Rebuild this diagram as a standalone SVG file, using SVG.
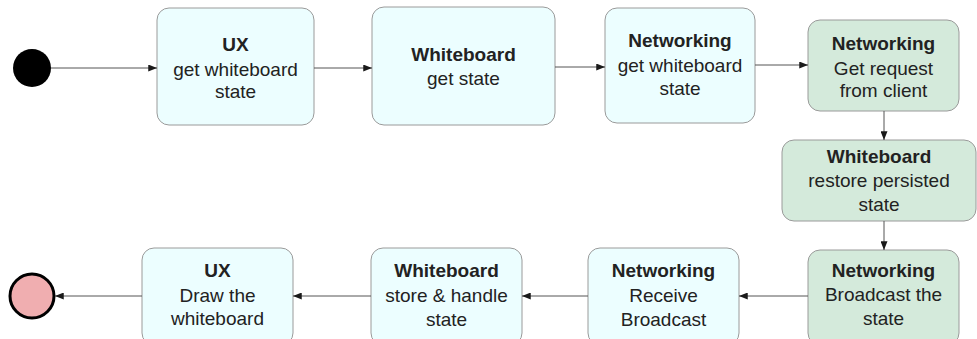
<svg xmlns="http://www.w3.org/2000/svg" width="977" height="339" viewBox="0 0 977 339">
<defs>
<marker id="arr" viewBox="0 0 10 8" refX="10" refY="4" markerWidth="9" markerHeight="7" markerUnits="userSpaceOnUse" orient="auto">
<path d="M0,0 L10,4 L0,8 Z" fill="#1a1a1a"/>
</marker>
<style>
.blue{fill:#ecfeff;stroke:#9a9a9a;stroke-width:1}
.green{fill:#d4eadb;stroke:#9a9a9a;stroke-width:1}
.t{font-family:"Liberation Sans",Arial,sans-serif;font-size:19px;fill:#222;text-anchor:middle}
.b{font-weight:bold}
.c{fill:none;stroke:#555;stroke-width:1;marker-end:url(#arr)}
</style>
</defs>
<rect width="977" height="339" fill="#ffffff"/>
<g id="start"><circle cx="32" cy="68" r="19" fill="#000"/></g>
<g id="end"><circle cx="32" cy="296" r="22" fill="#f0aeb0" stroke="#000" stroke-width="3"/></g>
<g id="n1"><rect class="blue" x="157" y="8" width="157" height="117" rx="12"/>
<text class="t b" x="235.5" y="51">UX</text><text class="t" x="235.5" y="76">get whiteboard</text><text class="t" x="235.5" y="98">state</text></g>
<g id="n2"><rect class="blue" x="372" y="7" width="183" height="118" rx="12"/>
<text class="t b" x="463.5" y="61">Whiteboard</text><text class="t" x="463.5" y="85">get state</text></g>
<g id="n3"><rect class="blue" x="605" y="8" width="150" height="115" rx="12"/>
<text class="t b" x="680" y="47">Networking</text><text class="t" x="680" y="72">get whiteboard</text><text class="t" x="680" y="95">state</text></g>
<g id="n4"><rect class="green" x="808" y="20" width="151" height="91" rx="12"/>
<text class="t b" x="883.5" y="50">Networking</text><text class="t" x="883.5" y="75">Get request</text><text class="t" x="883.5" y="97">from client</text></g>
<g id="n5"><rect class="green" x="782" y="140" width="194" height="81" rx="12"/>
<text class="t b" x="879" y="163">Whiteboard</text><text class="t" x="879" y="187">restore persisted</text><text class="t" x="879" y="211">state</text></g>
<g id="n6"><rect class="green" x="808" y="250" width="151" height="95" rx="12"/>
<text class="t b" x="883.5" y="277">Networking</text><text class="t" x="883.5" y="301">Broadcast the</text><text class="t" x="883.5" y="325">state</text></g>
<g id="n7"><rect class="blue" x="588" y="248" width="151" height="97" rx="12"/>
<text class="t b" x="663.5" y="277">Networking</text><text class="t" x="663.5" y="302">Receive</text><text class="t" x="663.5" y="326">Broadcast</text></g>
<g id="n8"><rect class="blue" x="371" y="248" width="151" height="97" rx="12"/>
<text class="t b" x="446.5" y="277">Whiteboard</text><text class="t" x="446.5" y="302">store &amp; handle</text><text class="t" x="446.5" y="326">state</text></g>
<g id="n9"><rect class="blue" x="142" y="248" width="151" height="97" rx="12"/>
<text class="t b" x="217.5" y="277">UX</text><text class="t" x="217.5" y="302">Draw the</text><text class="t" x="217.5" y="325">whiteboard</text></g>
<g id="connectors">
<line class="c" x1="51" y1="68" x2="157" y2="68"/>
<line class="c" x1="314" y1="68" x2="372" y2="68"/>
<line class="c" x1="555" y1="67" x2="605" y2="67"/>
<line class="c" x1="755" y1="65" x2="808" y2="65"/>
<line class="c" x1="884" y1="111" x2="884" y2="140"/>
<line class="c" x1="884" y1="221" x2="884" y2="250"/>
<line class="c" x1="808" y1="296" x2="739" y2="296"/>
<line class="c" x1="588" y1="296" x2="522" y2="296"/>
<line class="c" x1="371" y1="296" x2="293" y2="296"/>
<line class="c" x1="142" y1="296" x2="55" y2="296"/>
</g>
</svg>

——————

| REQUIRED TASK |
All of the data above should be quoted exactly, except for the pictures.

| ANSWER TO THIS TASK |
Rebuild this diagram as a standalone SVG file, using SVG.
<svg xmlns="http://www.w3.org/2000/svg" width="977" height="339" viewBox="0 0 977 339">
<defs>
<marker id="arr" viewBox="0 0 10 8" refX="10" refY="4" markerWidth="9" markerHeight="7" markerUnits="userSpaceOnUse" orient="auto">
<path d="M0,0 L10,4 L0,8 Z" fill="#1a1a1a"/>
</marker>
<style>
.blue{fill:#ecfeff;stroke:#9a9a9a;stroke-width:1}
.green{fill:#d4eadb;stroke:#9a9a9a;stroke-width:1}
.t{font-family:"Liberation Sans",Arial,sans-serif;font-size:19px;fill:#222;text-anchor:middle}
.b{font-weight:bold}
.c{fill:none;stroke:#555;stroke-width:1;marker-end:url(#arr)}
</style>
</defs>
<rect width="977" height="339" fill="#ffffff"/>
<g id="start"><circle cx="32" cy="68" r="19" fill="#000"/></g>
<g id="end"><circle cx="32" cy="296" r="22" fill="#f0aeb0" stroke="#000" stroke-width="3"/></g>
<g id="n1"><rect class="blue" x="157" y="8" width="157" height="117" rx="12"/>
<text class="t b" x="235.5" y="51">UX</text><text class="t" x="235.5" y="76">get whiteboard</text><text class="t" x="235.5" y="98">state</text></g>
<g id="n2"><rect class="blue" x="372" y="7" width="183" height="118" rx="12"/>
<text class="t b" x="463.5" y="61">Whiteboard</text><text class="t" x="463.5" y="85">get state</text></g>
<g id="n3"><rect class="blue" x="605" y="8" width="150" height="115" rx="12"/>
<text class="t b" x="680" y="47">Networking</text><text class="t" x="680" y="72">get whiteboard</text><text class="t" x="680" y="95">state</text></g>
<g id="n4"><rect class="green" x="808" y="20" width="151" height="91" rx="12"/>
<text class="t b" x="883.5" y="50">Networking</text><text class="t" x="883.5" y="75">Get request</text><text class="t" x="883.5" y="97">from client</text></g>
<g id="n5"><rect class="green" x="782" y="140" width="194" height="81" rx="12"/>
<text class="t b" x="879" y="163">Whiteboard</text><text class="t" x="879" y="187">restore persisted</text><text class="t" x="879" y="211">state</text></g>
<g id="n6"><rect class="green" x="808" y="250" width="151" height="95" rx="12"/>
<text class="t b" x="883.5" y="277">Networking</text><text class="t" x="883.5" y="301">Broadcast the</text><text class="t" x="883.5" y="325">state</text></g>
<g id="n7"><rect class="blue" x="588" y="248" width="151" height="97" rx="12"/>
<text class="t b" x="663.5" y="277">Networking</text><text class="t" x="663.5" y="302">Receive</text><text class="t" x="663.5" y="326">Broadcast</text></g>
<g id="n8"><rect class="blue" x="371" y="248" width="151" height="97" rx="12"/>
<text class="t b" x="446.5" y="277">Whiteboard</text><text class="t" x="446.5" y="302">store &amp; handle</text><text class="t" x="446.5" y="326">state</text></g>
<g id="n9"><rect class="blue" x="142" y="248" width="151" height="97" rx="12"/>
<text class="t b" x="217.5" y="277">UX</text><text class="t" x="217.5" y="302">Draw the</text><text class="t" x="217.5" y="325">whiteboard</text></g>
<g id="connectors">
<line class="c" x1="51" y1="68" x2="157" y2="68"/>
<line class="c" x1="314" y1="68" x2="372" y2="68"/>
<line class="c" x1="555" y1="67" x2="605" y2="67"/>
<line class="c" x1="755" y1="65" x2="808" y2="65"/>
<line class="c" x1="884" y1="111" x2="884" y2="140"/>
<line class="c" x1="884" y1="221" x2="884" y2="250"/>
<line class="c" x1="808" y1="296" x2="739" y2="296"/>
<line class="c" x1="588" y1="296" x2="522" y2="296"/>
<line class="c" x1="371" y1="296" x2="293" y2="296"/>
<line class="c" x1="142" y1="296" x2="55" y2="296"/>
</g>
</svg>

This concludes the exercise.